MECH-376 – Trainable safety predictor P_safety(state, cue, action, context)
A learned parametric prospective predictor of threat-absence / response-produced safety / conditioned inhibition. Licenses commitment-release, approach, and recovery. Distinct from z_goal (predicts threat absence, not goal presence) and from relief (prospective prediction, not an aversive-offset event).
- Inputs (candidate):
z_world, cue / context features, action class / recent action, threat history, time since threat offset, possibly a hippocampal context slot / rule representation. - Training target: positive when a cue / context / action predicts threat absence; negative when a “safe” cue is followed by threat recurrence; contrastive so safety cannot collapse to “low harm” or “recent relief”.
- Role: support commitment release, permit approach to safety affordances, stabilise recovery, prevent persistent defensive mode when threat is genuinely absent.
Why both (Q-067)
Relief alone teaches “that action reduced harm” but need not produce a stable prospective safety model; safety alone teaches “this context / cue is safe” but need not solve action-specific escape under active threat.
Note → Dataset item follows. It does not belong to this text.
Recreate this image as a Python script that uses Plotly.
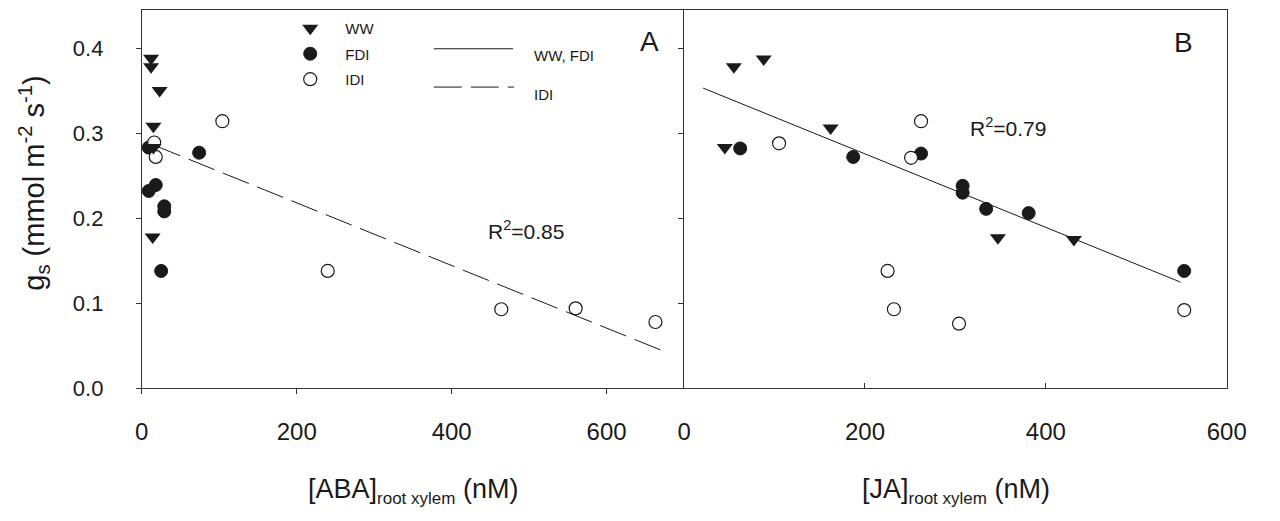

The mature avoidance system needs action-contingent relief learning (MECH-375) for escape and cue / context-contingent safety learning (MECH-376) for recovery / inhibition / future approach. Q-067 is the decomposition adjudicator routed by the V3-EXQ-603i outcome (partial pass -> train the missing half first; fail-with-non-vacuity -> fixed table too crude, trainable learner required; credit-never-fires -> route back to substrate readiness).
Design guardrails (binding on any implementation)
The trainable system must remain:
- bounded – cannot dominate E3 scoring (bias_scale clamp, as on MECH-358);
- threat-gated – no global approach bias when safe;
- extinguishable – failed relief / safety predictions decay;
- contrastive – safety cannot mean “low harm” or “recent relief”;
- action-bound – relief credits the action / policy that produced harm reduction;
- cue / context-bound – safety credits the cue / context / action that predicts threat absence;
- MECH-094-safe – simulated relief / safety in hypothesis mode must not train the waking learner unless explicitly authorised as play / training.
Governance scoping
All three claims are status: candidate, epistemic_category: substrate_conditional, implementation_phase: v3 (v3_pending: true). The substrate_conditional category is deliberate: the trainable parametric heads are planned but not yet built (the current bridge is the fixed table), so promote / demote is suppressed and the cluster is kept off the IGW experiment-proposal lane until a head exists. The right next step is to decide whether to build the minimal trainable bridge (a later step), not to queue a vacuous probe on the fixed-table substrate.
V4 / V5-rich tier (OFF the V3 path – do not build in V3)
The thought’s richer architecture is explicitly deferred and not registered as part of the V3-narrow cluster:
- expression-as-action-geometry for relief / safety;
- richer continuous state / policy / location indexing (beyond first-action class);
- hippocampal affect-gradient indexing of relief; social safety attribution;
- multi-cue / rule-representation safety contexts.
These belong to the V4 / V5 enrichment programme and must not enter the V3 critical path; they are recorded here only so the boundary is explicit.